18/05/2021
Dor de cabeça e dor na cabeça.
Por Dr. Hilton Mariano da Silva Júnior
Ter um episódio de cefaleia (dor na cabeça) é uma situação extramente comum. É uma das queixas mais frequentes do mundo. E, por vezes, atrapalha a vida de muita gente. Talvez, por isso, para descrevermos o quanto uma situação nos impactou negativamente (tal como perceber que o pneu do carro está furado num dia de chuva, ter uma discussão com um familiar ou colega de trabalho, sofrer uma decepção ou qualquer tipo aborrecimento) falamos que foi uma tremenda dor de cabeça. Do mesmo modo que isso descreve o quanto ficamos chateados com aquela situação, pode levar a crer que a causa da maioria das dores na cabeça seja de fundo emocional. O dicionário Houaiss traz duas definições para dor de cabeça: “1. cefaleia 2. preocupação incessante com alguém ou alguma coisa". A meu ver, a dor de cabeça sofre com a mesma interpretação de dor de cotovelo, definida no mesmo dicionário como “despeito provocado pelo ciúme ou pelo fato de se ter sofrido alguma decepção amorosa". Ora, é muito comum ter dor quando batemos o cotovelo em alguma coisa( inclusive frequentemente se sente um choque provocado pelo nervo ulnar) e não dizemos que o estamos com dor de cotovelo e sim, dor no cotovelo. Tal confusão produz a dificuldade da pessoa que está do lado em compreender o sofrimento daquele que tem crises de cefaleia. A maioria dos nossos/nossas pacientes reclama da incompreensão dos familiares e amigos em relação ao impacto que dor na cabeça provoca. Esse comportamento se expressa por menosprezo, ou até desdém, com o qual o doente é tratado pelas pessoas próximas ou profissionais de saúde.

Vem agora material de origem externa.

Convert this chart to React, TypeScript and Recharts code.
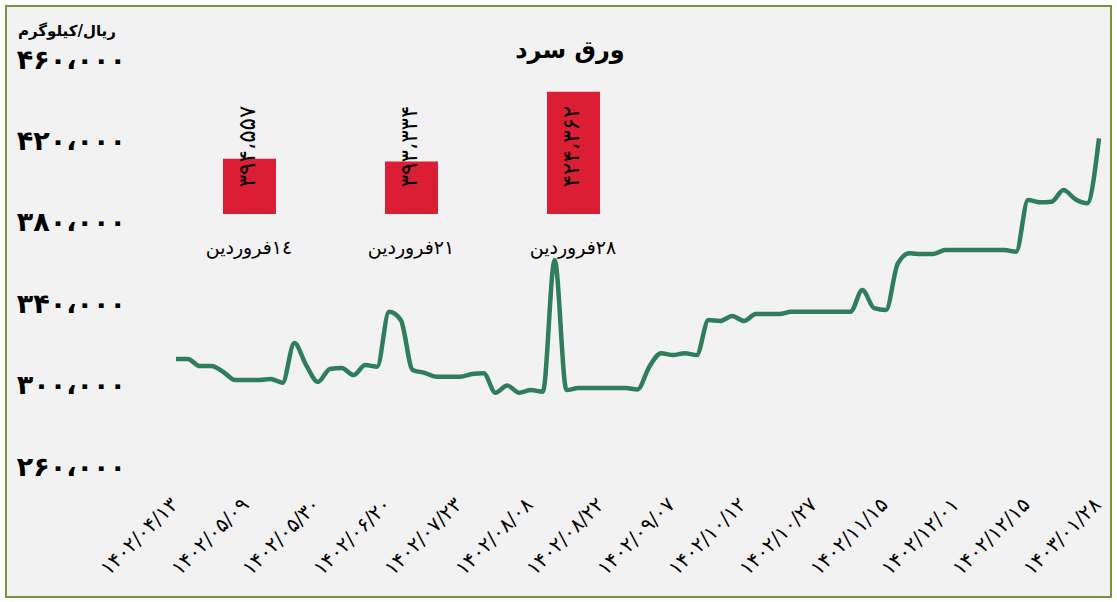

Não se pode negar que situações de estresse ou emoções negativas podem desencadear as crises de cefaleia. Porém, várias outras doenças também são influenciadas por essas emoções (tais como asma, hipertensão arterial, diabetes, entre outras) e habitualmente não provocam reações de desconfiança e menosprezo com a pessoa que sofre. A hipertensão é um bom exemplo: mesmo que um aumento súbito da pressão seja provocado por um grande aborrecimento, tratamos o paciente com medicações para controlá-la. Não tentamos convencê-lo simplesmente de que a causa é emocional. Estranhamente, a maioria dos meus pacientes com dores na cabeça relata que ouviu a frase “a causa da sua dor é só emocional", como se ouvir isso tivesse o poder mágico de acabar com o problema.
Considerando que a maneira de se comunicar é extremamente importante para a mensagem que se quer passar, sugiro que dor de cabeça (assim como dor de cotovelo) seja um termo reservado para falarmos de aborrecimentos e que dor na cabeça seja usado quando sentirmos cefaleia.